A former caddie-turned-coach with more than 20 years experience in the industry, Dikileyo joined the SAGDB programme in 2003. Alongside with fellow coaches Ben Jonas and Bongani Yaba, he has spent the last eight years honing the lives of hundreds of learners under the direction of head coach and former professional Michelle de Vries.

"Richard was already involved in coaching when I first met him," explains De Vries. "I found him coaching eight children from Duncan Villiage at Alexandra Golf Club while he was still a caddie. He said he wanted to keep the kids off the streets and I was immediately impressed with his dedication."

"In all the years he has been with us in the programme, he has lost none of his dedication and passion."

Dilikeyo currently coaches 43 learners from Makinana Primary School and the impoverished township of Duncan Village.

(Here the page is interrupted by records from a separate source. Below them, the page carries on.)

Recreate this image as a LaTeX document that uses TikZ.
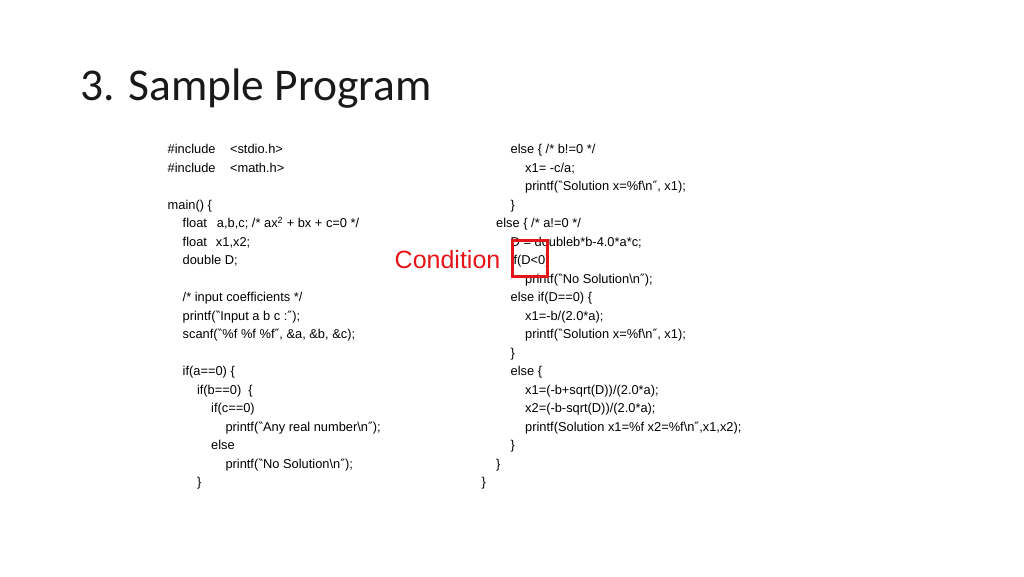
\documentclass[tikz,border=0pt]{standalone}
\usepackage{fontspec}
\setmainfont{Liberation Sans}
\newfontfamily\titlefont{Carlito}
\newfontfamily\quotefont{DejaVu Sans}
\usepackage{tikz}
\usetikzlibrary{positioning}

\definecolor{condred}{RGB}{228,20,24}
\newcommand{\oq}{{\quotefont ‶}}
\newcommand{\cq}{{\quotefont ″}}
\newcommand{\bs}{\textbackslash}

\tikzset{
    code/.style={anchor=base west, inner sep=0pt, font=\fontsize{12.85}{15}\selectfont},
}

\begin{document}
\begin{tikzpicture}[x=1pt, y=-1pt]

    \useasboundingbox (0,0) rectangle (1024,576);

    % Title
    \node [anchor=base west, inner sep=0pt, font=\titlefont\fontsize{45.5}{50}\selectfont, text=black!90] (title) at (80,100) {3. Sample Program};

    % Left column
    \node [code] (l0) at (167.5,153.5) {\#include\hspace*{14.5pt}<stdio.h>};
    \node [code] (l1) at (167.5,172) {\#include\hspace*{14.5pt}<math.h>};
    \node [code] (l3) at (167.5,209) {main() \{};
    \node [code] (l4) at (182.5,227.5) {float\hspace*{10pt}a,b,c; /* ax\textsuperscript{2} + bx + c=0 */};
    \node [code] (l5) at (182.5,246) {float\hspace*{9pt}x1,x2;};
    \node [code] (l6) at (182.5,264.5) {double D;};
    \node [code] (l8) at (182.5,301.5) {/* input coefficients */};
    \node [code] (l9) at (182.5,320) {printf(\oq Input a b c :\cq);};
    \node [code] (l10) at (182.5,338.5) {scanf(\oq\%f \%f \%f\cq, \&a, \&b, \&c);};
    \node [code] (l12) at (182.5,375.5) {if(a==0) \{};
    \node [code] (l13) at (196.8,394) {if(b==0)\ \ \{};
    \node [code] (l14) at (211,412.5) {if(c==0)};
    \node [code] (l15) at (225.3,431) {printf(\oq Any real number\bs n\cq);};
    \node [code] (l16) at (211,449.5) {else};
    \node [code] (l17) at (225.3,468) {printf(\oq No Solution\bs n\cq);};
    \node [code] (l18) at (196.8,486.5) {\}};

    % Right column
    \node [code] (r0) at (510.5,153.5) {else \{ /* b!=0 */};
    \node [code] (r1) at (525,172) {x1= -c/a;};
    \node [code] (r2) at (525,190.5) {printf(\oq Solution x=\%f\bs n\cq, x1);};
    \node [code] (r3) at (510.5,209) {\}};
    \node [code] (r4) at (496,227.5) {else \{ /* a!=0 */};
    \node [code] (r5) at (510.5,246) {D = doubleb*b-4.0*a*c;};
    \node [code] (r6) at (510.5,264.5) {if(D<0)};
    \node [code] (r7) at (525,283) {printf(\oq No Solution\bs n\cq);};
    \node [code] (r8) at (510.5,301.5) {else if(D==0) \{};
    \node [code] (r9) at (525,320) {x1=-b/(2.0*a);};
    \node [code] (r10) at (525,338.5) {printf(\oq Solution x=\%f\bs n\cq, x1);};
    \node [code] (r11) at (510.5,357) {\}};
    \node [code] (r12) at (510.5,375.5) {else \{};
    \node [code] (r13) at (525,394) {x1=(-b+sqrt(D))/(2.0*a);};
    \node [code] (r14) at (525,412.5) {x2=(-b-sqrt(D))/(2.0*a);};
    \node [code] (r15) at (525,431) {printf(Solution x1=\%f x2=\%f\bs n\cq,x1,x2);};
    \node [code] (r16) at (510.5,449.5) {\}};
    \node [code] (r17) at (496,468) {\}};
    \node [code] (r18) at (481.5,486.5) {\}};

    % Highlight
    \node [draw=condred, line width=2.3pt, minimum width=35pt, minimum height=36pt, inner sep=0pt] (condbox) at (530,258.5) {};
    \node [anchor=base west, inner sep=0pt, text=condred, font=\fontsize{25}{30}\selectfont] (cond) at (394.5,268.3) {Condition};

\end{tikzpicture}
\end{document}
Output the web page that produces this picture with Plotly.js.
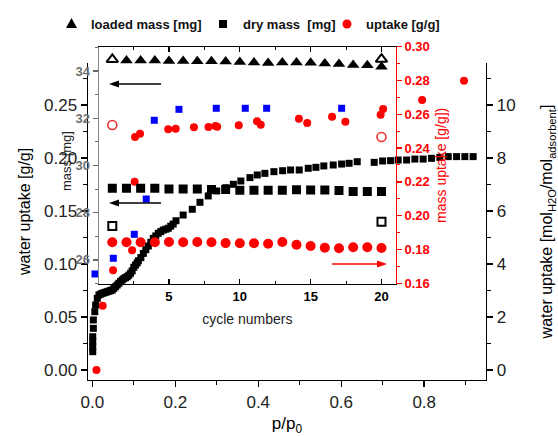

"I became involved with the programme because the SAGDB's values are the same as my own," says the 36-year-old. "We're trying to give kids a solid foundation in any venture they undertake. We know that not every child in the programme will become the next Ernie Els or Retief Goosen, but all of them will learn the values that golf teaches. We are committed to impacting the lives of young people in a positive way."

Lwazi Gqira, one of Dillikeyo's first pupils, represented South Africa at the Toya Polish Junior Championship in June. The 18-year-old from Duncan Village says when he first took up golf, he didn't much care for it, but through Dikileyo his passion grew.

And, says Gqira, his coach taught him much more than how to swing a club or sink a putt.

"Coach taught us that we should not smoke, abuse alcohol or use drugs," says Gqira. "He taught us that, through golf, we can rise above our circumstances."

Eastern Cape regional manager Millie Zim describes Dilikeyo is a dream coach.

"Not only is he very passionate about his job, but he is an excellent role model and very dedicated," she says. "You only have to look at his own sons, who are both in our Elite Programme, to see the kind of person he is. Richard doesn't just teach our learners the basics of golf. He cares about every child in the programme and passes on important life skills to the learners. He has touched and changed many lives in his years with us."

To Dilikeyo's sons, five handicap Lusanda and Lisolethu, a 14 handicapper, their father is their hero.

"Dad taught us everything we know about golf, but he also puts a lot of emphasis on course management and etiquette," says Lusanda. "He always tells us to think on the course, not to just hit the ball and go."

In the not so far future Dilikeyo will face his next challenge.

"Akanani is just two years old, but she is already showing signs of following in her brothers' footsteps," he says. "We have a hard time already to convince her to stay at home when we leave for practice. It won't be long before she will insist on her own pair of clubs."